DaVita HealthCare Partners Inc. Derivative Litigation: On January 7, 2014, the U.S. District Court for the District of Colorado consolidated the two previously disclosed shareholder derivative lawsuits: the Haverhill Retirement System action filed on May 17, 2013 and the Clark Shareholder action filed on August 7, 2012. The court appointed Haverhill lead plaintiff. The complaints filed against the directors of the Company and against the Company, as nominal defendant allege, among other things, that the Company’s directors breached fiduciary duties to the Company relating to the 2010 and 2011 U.S. Attorney physician relationship investigations described above, the Vainer qui tam private civil suit described above and the Woodard qui tam private civil suit for which the Company previously announced a settlement in July 2012. The Company entered into a settlement with the lead plaintiff, which as previously disclosed, were described in a court-ordered notice sent to shareholders in late January 2015, and included enhancements to the Company’s corporate governance practices and provides that the Company will not oppose the derivative plaintiff’s application for an award of fees and expenses, the dollar amount of which is not material to the Company. The Court approved the settlement and entered an order granting final approval of the settlement on June 5, 2015 and final judgment in the case was entered on June 9, 2015.

Other

The Company received several notices of claims from commercial payors and other third parties related to historical billing practices and claims against DVA Renal Healthcare (formerly known as Gambro Healthcare), a subsidiary of the Company, related to historical Gambro Healthcare billing practices and other matters covered by its 2004 settlement agreement with the DOJ and certain agencies of the U.S. government. The Company has not received any further indication that any of these claims are active except for one payor claim relating to a special needs plan, and some of the other claims may be barred by applicable statutes of limitations. The Company is working to resolve the one active claim of which it is aware and, based on the dollar amount of the claim, expects that its eventual resolution will involve an amount that is immaterial.

In April 2008, a wage and hour lawsuit was filed against the Company in the Superior Court of California which was styled as a class action and was subsequently amended. The complaint, as amended, alleged that the Company failed to provide meal periods, failed to pay compensation in lieu of providing rest or meal periods, failed to pay overtime, and failed to comply with certain other California Labor Code requirements. After the Company prevailed on certain trial court rulings, the plaintiffs later appealed to the California Court of Appeals, and some of the issues on appeal were remanded to the trial court. The Company reached an agreement with the plaintiffs to settle the case in June 2015. The settlement has now been approved by the court. The amount of the settlement is not material to the Company’s consolidated financial statements.

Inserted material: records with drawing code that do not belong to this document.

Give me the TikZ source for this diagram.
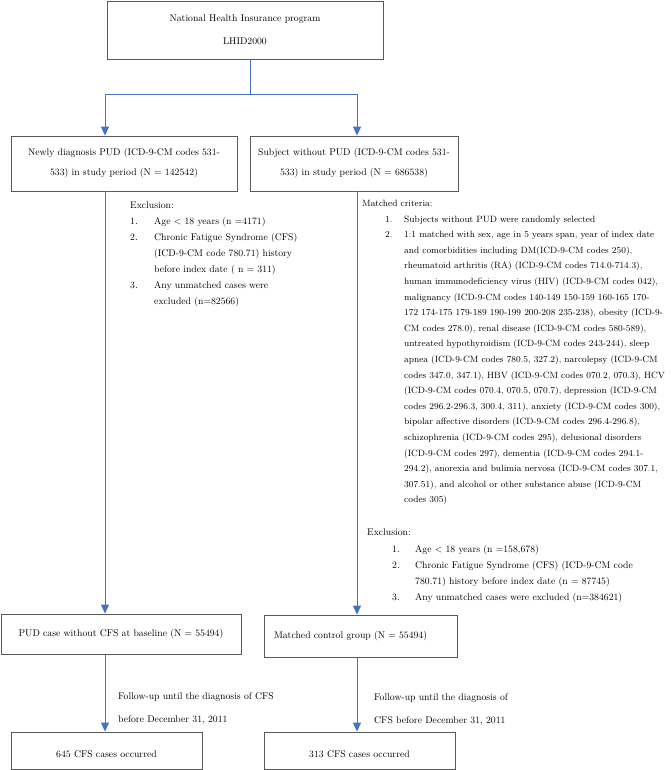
\documentclass[tikz,border=0pt]{standalone}
\usepackage{fontspec}
\usepackage{tikz}
\usetikzlibrary{arrows.meta}

\definecolor{linkblue}{RGB}{68,114,196}

\begin{document}
\begin{tikzpicture}[x=1pt, y=-1pt,
		font=\fontsize{9.7}{15.6}\selectfont,
		box/.style={draw=black!65, line width=0.8pt, align=center, inner sep=0pt},
		lowtext/.style={execute at begin node=\rule{0pt}{15pt}},
		list/.style={anchor=north west, align=left, inner sep=0pt},
		link/.style={draw=linkblue, line width=0.9pt},
		arrow/.style={link, -{Triangle[length=9pt, width=8pt]}}]
			\useasboundingbox (0,0) rectangle (670,770);
			
			\coordinate (split) at (250,94);
			\coordinate (lcol) at (105,0);
			\coordinate (rcol) at (357,0);
			
			% boxes
			\node (nhi) [box, lowtext, minimum width=276pt, minimum height=58pt] at (245,30){National Health Insurance program\\[7.4pt] LHID2000};
			\node (newpud) [box, lowtext, minimum width=226pt, minimum height=55pt] at (124,163.5){Newly diagnosis PUD (ICD-9-CM codes 531-\\[4.4pt] 533) in study period (N = 142542)};
			\node (nopud) [box, lowtext, minimum width=208pt, minimum height=55pt] at (354,163.5){Subject without PUD (ICD-9-CM codes 531-\\[4.4pt] 533) in study period (N = 686538)};
			\node (pudbase) [box, minimum width=240pt, minimum height=40pt] at (121,634){PUD case without CFS at baseline (N = 55494)};
			\node (matched) [box, minimum width=193pt, minimum height=42pt, text width=173pt, align=left] at (360.5,636){Matched control group (N = 55494)};
			\node (pudcfs) [box, lowtext, minimum width=191pt, minimum height=37pt] at (106.5,750.5){645 CFS cases occurred};
			\node (ctrlcfs) [box, lowtext, minimum width=191pt, minimum height=37pt] at (359.5,750.5){313 CFS cases occurred};
			
			% texts beside the lines
			\node (pudexcl) [list, font=\fontsize{9.7}{16}\selectfont] at (130,202){Exclusion:\\
				\makebox[24pt][l]{1.}Age < 18 years (n =4171)\\
				\makebox[24pt][l]{2.}Chronic Fatigue Syndrome (CFS)\\
				\hspace*{24pt}(ICD-9-CM code 780.71) history\\
				\hspace*{24pt}before index date ( n = 311)\\
				\makebox[24pt][l]{3.}Any unmatched cases were\\
				\hspace*{24pt}excluded (n=82566)};
			\node (matchcrit) [list, font=\fontsize{9.1}{15.6}\selectfont] at (362,200){Matched criteria:\\
				\hspace*{23pt}\makebox[19pt][l]{1.}Subjects without PUD were randomly selected\\
				\hspace*{23pt}\makebox[19pt][l]{2.}1:1 matched with sex, age in 5 years span, year of index date\\
				\hspace*{42pt}and comorbidities including DM(ICD-9-CM codes 250),\\
				\hspace*{42pt}rheumatoid arthritis (RA) (ICD-9-CM codes 714.0-714.3),\\
				\hspace*{42pt}human immunodeficiency virus (HIV) (ICD-9-CM codes 042),\\
				\hspace*{42pt}malignancy (ICD-9-CM codes 140-149 150-159 160-165 170-\\
				\hspace*{42pt}172 174-175 179-189 190-199 200-208 235-238), obesity (ICD-9-\\
				\hspace*{42pt}CM codes 278.0), renal disease (ICD-9-CM codes 580-589),\\
				\hspace*{42pt}untreated hypothyroidism (ICD-9-CM codes 243-244), sleep\\
				\hspace*{42pt}apnea (ICD-9-CM codes 780.5, 327.2), narcolepsy (ICD-9-CM\\
				\hspace*{42pt}codes 347.0, 347.1), HBV (ICD-9-CM codes 070.2, 070.3), HCV\\
				\hspace*{42pt}(ICD-9-CM codes 070.4, 070.5, 070.7), depression (ICD-9-CM\\
				\hspace*{42pt}codes 296.2-296.3, 300.4, 311), anxiety (ICD-9-CM codes 300),\\
				\hspace*{42pt}bipolar affective disorders (ICD-9-CM codes 296.4-296.8),\\
				\hspace*{42pt}schizophrenia (ICD-9-CM codes 295), delusional disorders\\
				\hspace*{42pt}(ICD-9-CM codes 297), dementia (ICD-9-CM codes 294.1-\\
				\hspace*{42pt}294.2), anorexia and bulimia nervosa (ICD-9-CM codes 307.1,\\
				\hspace*{42pt}307.51), and alcohol or other substance abuse (ICD-9-CM\\
				\hspace*{42pt}codes 305)};
			\node (ctrlexcl) [list, font=\fontsize{9.7}{16.2}\selectfont] at (367,529){Exclusion:\\
				\hspace*{25pt}\makebox[23pt][l]{1.}Age < 18 years (n =158,678)\\
				\hspace*{25pt}\makebox[23pt][l]{2.}Chronic Fatigue Syndrome (CFS) (ICD-9-CM code\\
				\hspace*{48pt}780.71) history before index date (n = 87745)\\
				\hspace*{25pt}\makebox[23pt][l]{3.}Any unmatched cases were excluded (n=384621)};
			\node (pudfollow) [list] at (118,692){Follow-up until the diagnosis of CFS\\[7.4pt] before December 31, 2011};
			\node (ctrlfollow) [list] at (374,693){Follow-up until the diagnosis of\\[7.4pt] CFS before December 31, 2011};
			
			% connectors
			\draw[link] (nhi.south -| split) -- (split);
			\draw[arrow] (split) -| (newpud.north -| lcol);
			\draw[arrow] (split) -| (nopud.north -| rcol);
			\draw[arrow] (newpud.south -| lcol) -- (pudbase.north -| lcol);
			\draw[arrow] (nopud.south -| rcol) -- (matched.north -| rcol);
			\draw[arrow] (pudbase.south -| lcol) -- (pudcfs.north -| lcol);
			\draw[arrow] (matched.south -| rcol) -- (ctrlcfs.north -| rcol);
			
		\end{tikzpicture}
\end{document}
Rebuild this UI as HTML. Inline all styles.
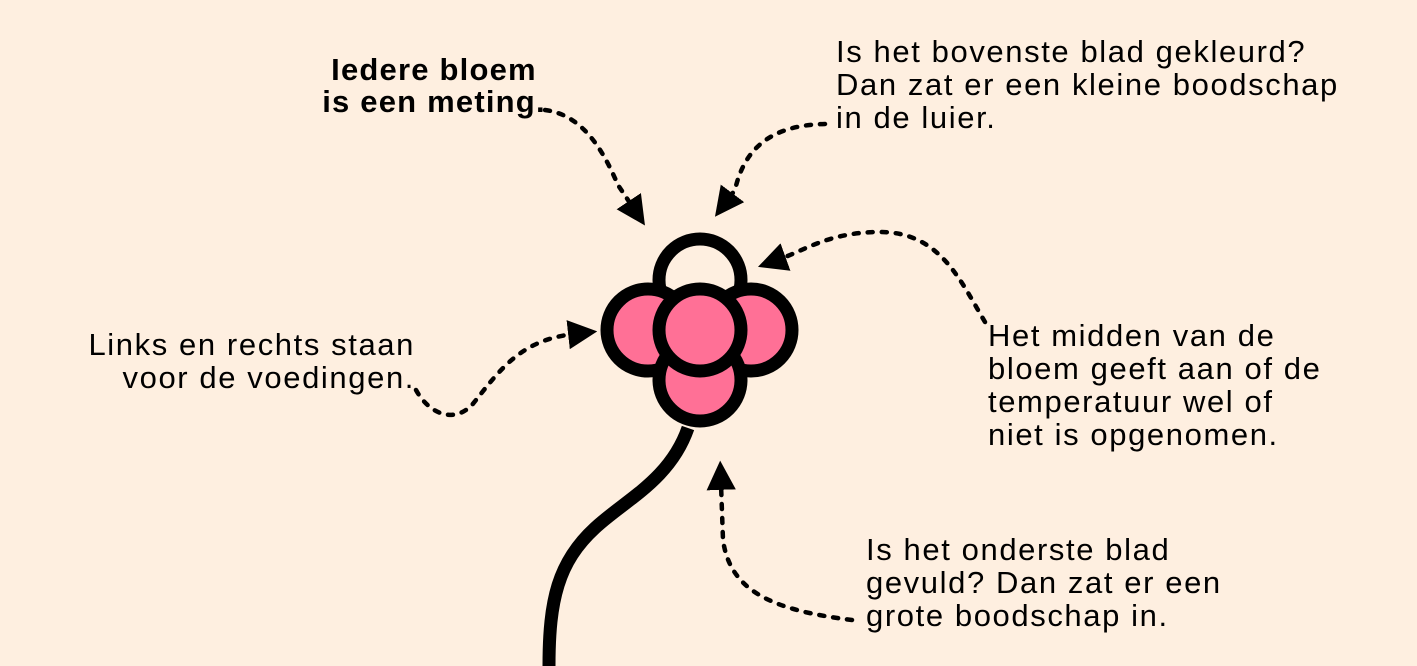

In addition to the foregoing, the Company is subject to claims and suits, including from time to time, contractual disputes and professional and general liability claims, as well as audits and investigations by various government entities, in the ordinary course of business. The Company believes that the ultimate resolution of any such pending proceedings, whether the underlying claims are covered by insurance or not, will not have a material adverse effect on its financial condition, results of operations or cash flows.